First, there’s one thing you should  know about  this handout and  its connection to another Academic  Center handout. This handout is best used in conjunction with  the Academic  Center handout Drafting Body Paragraphs: CECC:  An Internal Organization Strategy, which discusses  a method of paragraph development that focuses on claim, evidence,  commentary and  conclusion. The  CECC  method accounts for the labeling  in brackets of the example  paragraphs in this  handout. These  labels in brackets are merely meant to show how each purpose-based organization strategy also corresponds with  the CECC  method.

The  chronological approach to paragraph organization is used when describing a process because it typically  offers information in step-by-step order.  The  chronological approach is not  only used to describe  an instructional process (i.e. lesson plan,  bike assembly  diagram); it may also be used to describe  something in the time order  in which it occurred. For example,  the chronological approach could be used to effectively write a paragraph on the evolution of eighteenth-century American literature. However,  chronological paragraphs are not  only for instructional or historical data;  they can also present a narrative or story.

The  format for a chronological paragraph is three-fold.

  • First, it requires a topic sentence that reveals the paragraph’s main point, or, in other words, reveals the process that the paragraph is going to describe.
  • Then, the body of the paragraph should describe, in sequential order, the steps that must be taken or points that were made throughout the process.
  • The paragraph should then wrap up with a conclusion sentence that briefly summarizes its main point.

Let’s take  a look at an example:

Topic sentence [claim]

It is important to set up your document correctly before you begin writing an APA‐style research paper. Fortunately, Microsoft Word allows you to make format selections before you even begin to type inside the document.


Step‐by‐Step Process Description [evidence]

The following steps are adapted from Pearl’s Using Microsoft Word (2006): First, open up your Microsoft Word program. After doing this, vis t the “File” menu at the top of the page and click on “Page Setup.” Under “Page Setup,” click on the “Margins” tab and change the left and right margins from 1.25 inches to 1 inch. Then, click “OK.” Now, visit the “Format” menu at the top of the page and click on “Paragraph.” When the “Paragraph” box opens, change the “Line Spacing” from “single” to “double” and click “OK.” After doing this, check your font size by again visiting the “Format” tab and, this time, clicking on “Font.” The font should be “Times New Roman,” the font style should be “regular” and the font size should be “12.” Click “OK” here just to make sure that this font is set.


Conclusion sentence [commentary; conclusion]

After you complete these steps, your paper’s format is set according to the guidelines of APA style, and you are ready to begin formatting your title page, which will be discussed in the following paragraph.


Keep in mind  that when you write  a chronological paragraph, it is important to include transition words (first,  second,  then, finally)  so that the reader  knows the order  in which to approach the task.  Transition words work especially  well when you include a step-by-step description as part  of the paragraph, such as when you are telling a story  in chronological order. More information on transition words is available  in the Academic  Center handout Draft Body Paragraphs: Transitioning.

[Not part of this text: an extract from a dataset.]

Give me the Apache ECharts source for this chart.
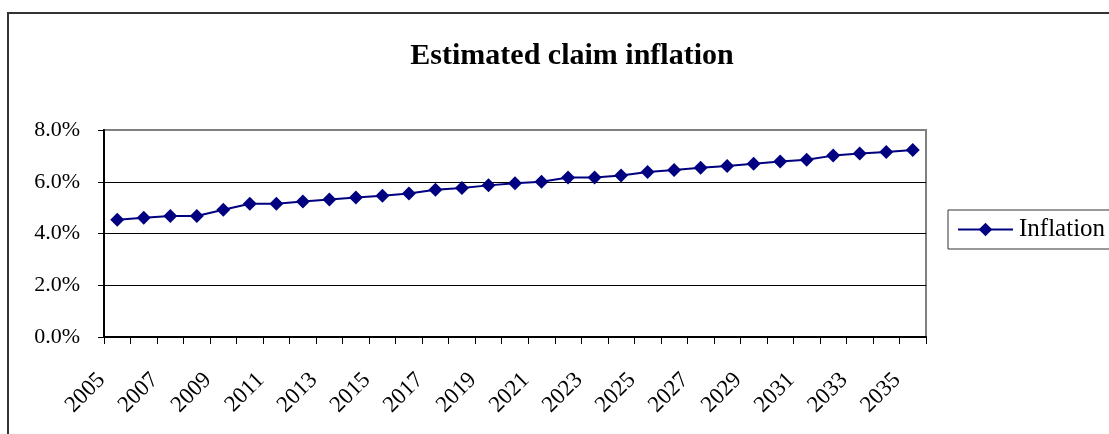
<!DOCTYPE html>
<html>
<head>
<meta charset="utf-8">
<script src="https://cdn.jsdelivr.net/npm/echarts@6/dist/echarts.min.js"></script>
<style>
  html, body { margin: 0; padding: 0; background: #fff; }
  #chart { width: 1109px; height: 434px; }
</style>
</head>
<body>
<div id="chart"></div>
<script>
// years on the x axis
const years = ['2005', '2006', '2007', '2008', '2009', '2010', '2011', '2012', '2013', '2014',
  '2015', '2016', '2017', '2018', '2019', '2020', '2021', '2022', '2023', '2024',
  '2025', '2026', '2027', '2028', '2029', '2030', '2031', '2032', '2033', '2034', '2035'];

// estimated claim inflation, in percent
const inflation = [4.53, 4.61, 4.68, 4.68, 4.92, 5.15, 5.15, 5.24, 5.31, 5.39,
  5.46, 5.55, 5.69, 5.76, 5.86, 5.94, 6.00, 6.16, 6.16, 6.24,
  6.38, 6.45, 6.54, 6.61, 6.70, 6.78, 6.85, 7.01, 7.09, 7.15, 7.23];

const yTicks = [0, 2, 4, 6, 8];

const serif = '"Liberation Serif", "Times New Roman", serif';
const navy = '#000080';

const chart = echarts.init(document.getElementById('chart'));

const option = {
  animation: false,
  backgroundColor: '#fff',
  textStyle: { fontFamily: serif },
  graphic: [
    {
      type: 'rect',
      shape: { x: 8, y: 13, width: 1200, height: 500 },
      style: { fill: 'none', stroke: '#333', lineWidth: 2 },
      silent: true
    }
  ],
  title: {
    text: 'Estimated claim inflation',
    left: 567,
    textAlign: 'center',
    top: 36,
    textStyle: { fontFamily: serif, fontSize: 30, fontWeight: 'bold', color: '#000' }
  },
  legend: {
    left: 948,
    top: 210,
    orient: 'vertical',
    itemWidth: 55,
    itemHeight: 17,
    itemGap: 0,
    padding: [7, 40, 7, 9],
    borderColor: '#333',
    borderWidth: 1,
    textStyle: { fontFamily: serif, fontSize: 25, color: '#000', padding: [0, 0, 0, 1] },
    data: ['Inflation']
  },
  grid: {
    left: 104,
    right: 183,
    top: 130,
    bottom: 97,
    show: true,
    borderColor: '#808080',
    borderWidth: 2,
    containLabel: false
  },
  xAxis: {
    type: 'category',
    data: years,
    boundaryGap: true,
    axisLine: { lineStyle: { color: '#000', width: 2 } },
    axisTick: { show: true, interval: 0, length: 7, lineStyle: { color: '#000', width: 1 } },
    axisLabel: {
      interval: 1,
      rotate: 45,
      margin: 24,
      padding: [0, 22, 0, 0],
      fontFamily: serif,
      fontSize: 23,
      color: '#000'
    },
    splitLine: { show: false }
  },
  yAxis: {
    type: 'value',
    min: yTicks[0],
    max: yTicks[yTicks.length - 1],
    interval: 2,
    axisLine: { show: true, lineStyle: { color: '#000', width: 2 } },
    axisTick: { show: true, length: 6, lineStyle: { color: '#000' } },
    axisLabel: {
      margin: 24,
      fontFamily: serif,
      fontSize: 22,
      color: '#000',
      formatter: v => v.toFixed(1) + '%'
    },
    splitLine: {
      show: true,
      lineStyle: { color: ['#000', '#000', '#000', '#000', '#808080'], width: 1 }
    }
  },
  series: [
    {
      name: 'Inflation',
      type: 'line',
      data: inflation,
      symbol: 'diamond',
      symbolSize: 14,
      showAllSymbol: true,
      lineStyle: { color: navy, width: 2 },
      itemStyle: { color: navy }
    }
  ]
};

chart.setOption(option);
</script>
</body>
</html>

In  some instances, for example,  when you are writing about  how to assemble  a desk, it might be more acceptable  to format the step-by-step description of the process as a bulleted list rather than include each step within the paragraph. Thinking about the underlying purpose  of your chronological paragraph will help you to decide whether you should  include the information inside  the paragraph or list  out the information with  bullets  or numbers.

Not  only is the chronological pattern present, but  the components of the CECC  pattern also emerge in this  example paragraph. For example,  in the step-by-step process section, the evidence,  or explanation of how to use Microsoft Word, is cited  from Pearl. In  this case the writer’s  commentary, which follows these  statements, does not  interpret the evidence;  instead, it briefly summarizes the  evidence and transitions into  the conclusion statement. More information on providing and signaling commentary is available  in our handout Signal Your Commentary on Source Material.

How can I enhance the audience’s understanding of a chronological paragraph? Visual aids can be a helpful  addition to a chronological paragraph because they offer a concrete, recognizable picture of the process being described. However,  before including a visual  aid in your document, be sure that you understand its purpose and  formatting requirements. More information on using  tables,  charts, graphs  and  illustrations/ photographs can be accessed by visiting the Academic  Center’s Visual Aids series.

Although this handout discussed  the chronological approach to paragraph organization, there are many  other  methods you can use to organize  information within a specific paragraph. Additionally, while the  information presented in this  handout is tailored toward  paragraph development, this  organizational strategies discussed  can be applied  as overall organization strategies for research  papers  or can be used as organization strategies for paragraph blocks within a larger  paper.